A significant financial penalty is imposed for cashing in a certificate of deposit before its maturity date.


Debt Instruments

 - Debt instruments, which are bonds and notes, are obligations of a government, a business, or other entity. Notes have an original life (or maturity) of less than ten years, while bonds have a maturity time of greater than ten years. Their safety (or lack of it) is a function of the financial strength of the issuer. In the United States, for example, the safest debt instruments areU. S. government bonds and notes, followed by state and municipal, corporate, and individual bonds and notes. The riskier the bond, the higher the interest rate it must pay.


Stocks 

- Because of their liquidity, stocks are subject to daily and short-term price fluctuations. Such ebbs and flows may be due to international, national, industrial, economic, or corporate events and circumstances – for example, new product introductions, corporate restructurings, interest rates, wars, hurricanes, etc. These price swings may actually be outside the long-term potential price range for the stock. Stocks have historically returned about 9 percent compounded annually for the last hundred years.



Collectibles

 - These are objects that are difficult or impossible to duplicate and that have cultural, historical, or social value. Collectibles include, but are by no means limited to, artwork (including paintings and sculptures), antiques and relics, coins, stamps, rare books, dolls, automobiles, sports trading cards, and the like.



Precious Metals 

- Precious metals include gold, silver, and platinum, among others. Since ancient times, gold and other precious metals have been accepted as mediums of exchange worldwide. Today, many investors use precious metals, or their stocks, as a hedge against massive inflation. As the prices of the metals themselves rise, so do their stocks. Generally speaking, precious metal stocks have the same advantages and disadvantages as other stocks.

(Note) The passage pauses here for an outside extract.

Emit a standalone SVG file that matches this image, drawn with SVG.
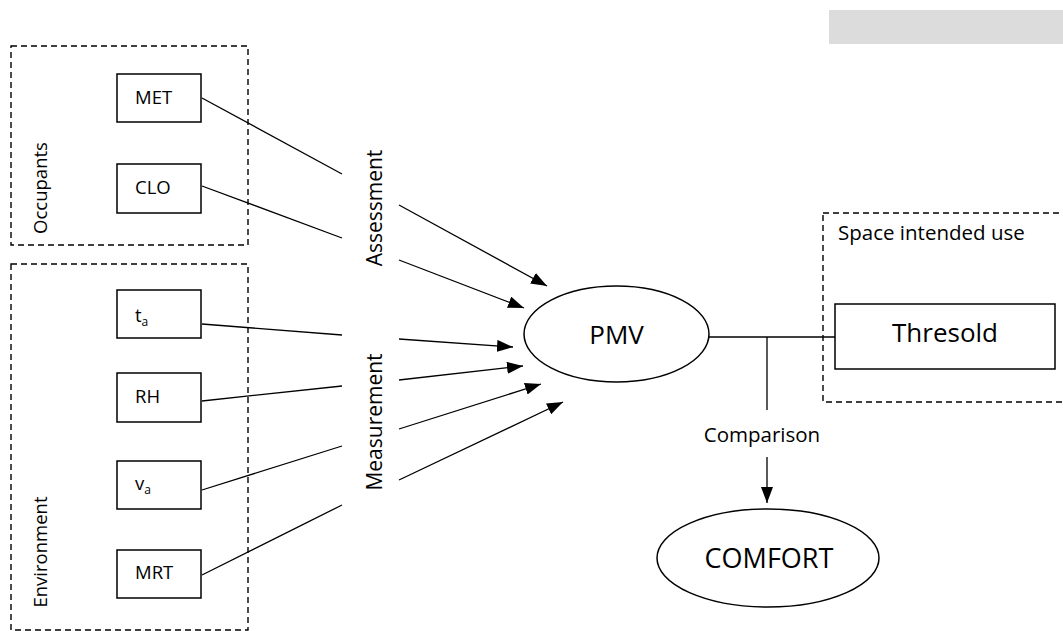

Advantages of Precious Metals as an investment:

Precious metals are an excellent hedge against inflation. Historically, gold, silver, and platinum have been accepted as standards of value. During periods of hyperinflation, their prices rise accordingly to keep pace.
Precious metal stocks, like other stocks, can be easily bought and sold on major stock exchanges, giving them a high measure of liquidity.
Owning shares in a precious metal company is an easy way to invest in precious metals without having to physically buy and hold the actual commodities.
Disadvantages of Precious Metals as an investment:

Like collectibles, precious metals do not earn interest.
Precious metal prices are greatly influenced by the actions of governments. For example, if Russia (the world's major producer of platinum) were to decide to sell off its stockpiles of the metal in order to raise capital, the price of platinum worldwide would drop.